À Oubouesse, le taux de décrochage scolaire a baissé ces trois dernières années, selon le chef de centre d’examen. Plusieurs enseignants attribuent cette amélioration à la multiplication des compétitions sportives, qui valorisent l’assiduité comme condition préalable à la sélection.
L’influence se mesure aussi à travers la santé publique. Un infirmier du district note une diminution des consultations liées à l’oisiveté juvénile, remplacées par des blessures bénignes de terrain, plus faciles à traiter et moins anxiogènes pour les familles.
Sur les réseaux sociaux, les jeunes joueurs diffusent désormais leurs performances filmées via smartphones, alimentant un sentiment d’appartenance élargi. L’image d’un Niari dynamique circule jusqu’à Pointe-Noire, attirant l’attention de recruteurs et de sponsors potentiels sensibles à ces récits positifs.
Vers un modèle de solidarité durable
Au-delà de l’effet d’annonce, l’enjeu réside dans la pérennisation. Le comité de gestion du matériel met en place un cahier de suivi, validé par le conseil de village, afin de garantir équité d’accès et longévité des équipements souvent fragilisés par le climat.
Des partenariats sont envisagés avec l’Inspection départementale des sports pour former des arbitres et obtenir des subventions dédiées à la réfection du terrain. Cette approche multi-acteur correspond aux recommandations formulées par l’Union africaine sur la gouvernance du sport communautaire.

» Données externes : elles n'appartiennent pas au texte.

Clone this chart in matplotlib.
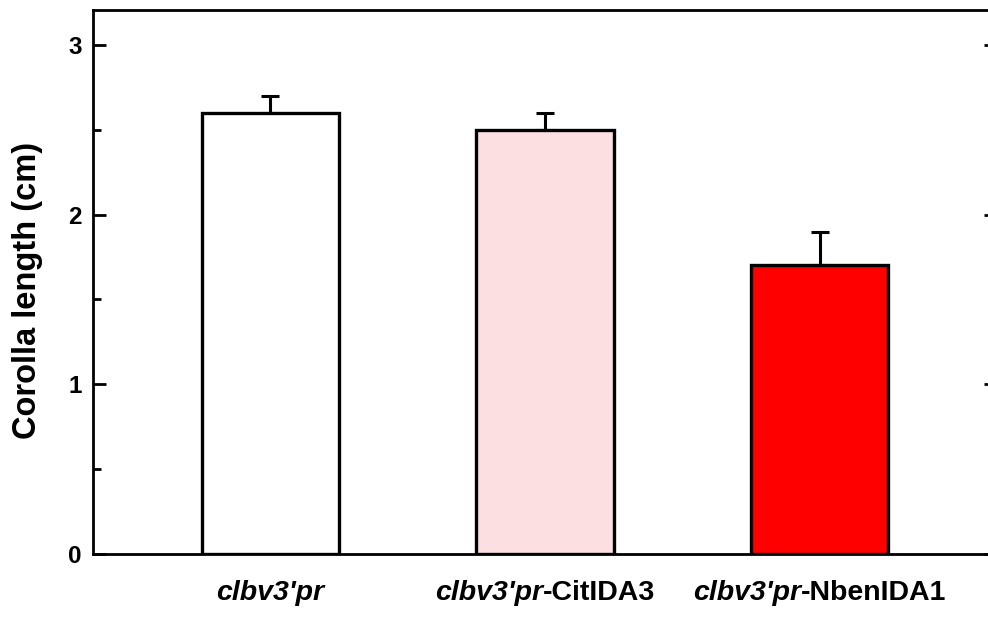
import matplotlib
matplotlib.use("Agg")
import matplotlib.pyplot as plt
from matplotlib.offsetbox import TextArea, HPacker, AnnotationBbox
from matplotlib.ticker import MultipleLocator

plt.rcParams['font.family'] = ['Liberation Sans', 'DejaVu Sans']

prefixes = ["clbv3'pr", "clbv3'pr", "clbv3'pr"]
suffixes = ["", "-CitIDA3", "-NbenIDA1"]
values = [2.6, 2.5, 1.7]
errors = [0.1, 0.1, 0.2]
colors = ["#FFFFFF", "#FCDFE1", "#FF0000"]
yticks = [0, 1, 2, 3]

fig = plt.figure(figsize=(9.88, 6.21), dpi=100)
ax = fig.add_axes([93/988, 67/621, (990-93)/988, (611-67)/621])

x = list(range(len(values)))
ax.bar(x, values, width=0.5, color=colors, edgecolor="black", linewidth=2.4, zorder=2)
ax.errorbar(x, values, yerr=[[0]*len(errors), errors], fmt="none", ecolor="black",
            elinewidth=2.2, capsize=6.5, capthick=2.2, zorder=1)

ax.set_xlim(-0.645, 2.62)
ax.set_ylim(0, 3.205)
ax.set_yticks(yticks)
ax.set_yticklabels([str(t) for t in yticks], fontsize=17.5, fontweight="bold")
ax.yaxis.set_minor_locator(MultipleLocator(0.5))
ax.tick_params(axis="y", which="major", direction="in", length=9, width=2.0, pad=8)
ax.tick_params(axis="y", which="minor", direction="in", length=5.5, width=2.0)
ax.tick_params(axis="x", which="both", bottom=False, labelbottom=False)
for s in ["left", "bottom", "top"]:
    ax.spines[s].set_linewidth(2.0)
ax.spines["right"].set_visible(False)

# right-side major ticks (spine lies just outside the figure)
ax2 = ax.twinx()
ax2.set_ylim(ax.get_ylim())
ax2.set_yticks(yticks)
ax2.tick_params(axis="y", which="major", direction="in", length=4, width=2.0, labelright=False)
for s in ax2.spines.values():
    s.set_visible(False)

ax.set_ylabel("Corolla length (cm)", fontsize=23.5, fontweight="bold")
ax.yaxis.set_label_coords(-0.056, 0.485)

for xi, p, s in zip(x, prefixes, suffixes):
    children = [TextArea(p, textprops=dict(fontsize=20.5, fontweight="bold", fontstyle="italic"))]
    if s:
        children.append(TextArea(s, textprops=dict(fontsize=20.5, fontweight="bold")))
    box = HPacker(children=children, pad=0, sep=0, align="baseline")
    ab = AnnotationBbox(box, (xi, -0.047), xycoords=("data", "axes fraction"),
                        box_alignment=(0.5, 1.0), frameon=False, annotation_clip=False)
    ax.add_artist(ab)

fig.savefig("out.png", dpi=100)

À Mossendjo, plusieurs entreprises forestières ont déjà manifesté un intérêt. Leur participation pourrait financer un championnat inter-sociétés, créant des espaces de dialogue entre ouvriers et riverains. Une telle synergie répondrait également aux exigences de responsabilité sociétale émises par les bailleurs internationaux.
En combinant mémoire, éducation et sport, l’initiative de Jean de Dieu Bolzer Nzila dessine une trame de développement inscrite dans le long terme. Elle montre qu’un simple ballon peut faire rebondir l’espoir et consolider la paix du Niari au Congo.